Good point! I was just thinking about this yesterday. Originally I was thinking of calculating the 1-10 ranking (which is what I think the ranking learner expects to see as the response in the training data) via round(10 * predicted_probability) but it does look like the mapping could be:

f <- function(x, old_min = 0.25, old_max = 0.75, new_min = 1e-6, new_max = 1) {
  y <- pmax(pmin(x, old_max), old_min) # ensures the maximum observed value is 0.75 and minimum observed values is 0.25
  z <- ((new_max - new_min) * (y - old_min) / (old_max - old_min)) + new_min
  return(ceiling(10 * z)) # returns steps 1-10
}

So predictions made on 0.25-0.75 scale (with anything above/below the bounds restricted to the bounds) to 1-10:

x <- seq(0.2, 0.8, length.out = 1000)
plot(x, f(x), type = "l", ylim = c(1, 10))
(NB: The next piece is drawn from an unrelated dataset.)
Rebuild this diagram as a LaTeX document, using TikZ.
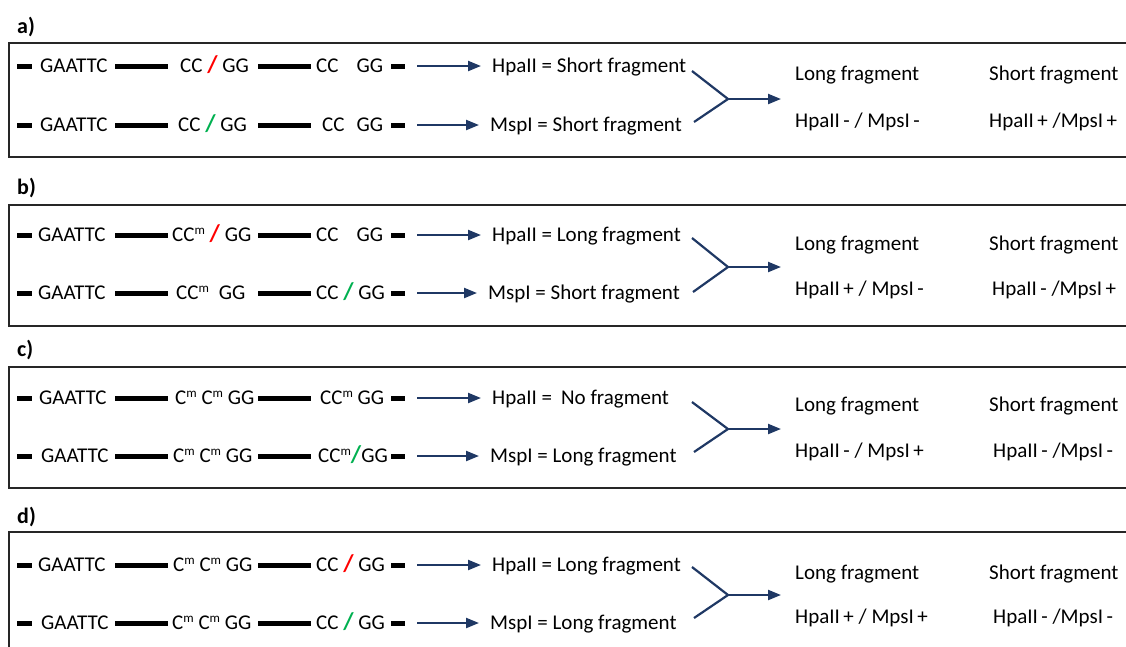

Rplot.png (463×619 px, 17 KB)

Using that we get the following:

Rplot01.png (477×969 px, 42 KB)

…which actually doesn't look too bad! :D

f <- function(x, old_min = 0.25, old_max = 0.75, new_min = 1e-6, new_max = 1) {
  y <- pmax(pmin(x, old_max), old_min)
  z <- ((new_max - new_min) * (y - old_min) / (old_max - old_min)) + new_min
  return(ceiling(10 * z))
}

results <- data.frame(
  discernatron = responses$discernatron_score,
  model = factor(f(predictions), 1:10)
) %>%
  dplyr::group_by(model) %>%
  dplyr::summarize(
    lower = quantile(discernatron, 0.8),
    upper = quantile(discernatron, 0.2),
    middle = median(discernatron),
    average = mean(discernatron)
  )

ggplot(results, aes(x = model)) +
  geom_pointrange(aes(y = middle, ymin = lower, ymax = upper)) +
  geom_point(aes(y = average), color = "red") +
  labs(
    y = "Discernatron score", x = "Predicted rank",
    title = "Comparison of predicted rank and Discernatron scores",
    subtitle = "Showing 80th and 20th percentiles with medians in black and averages in red",
    caption = "Predicted relevance probabilities were mapped from 0.25-0.75 to 1-10"
  )

Nice! That is not a perfectly straight line, but it is remarkably good considering the mess that was the original input.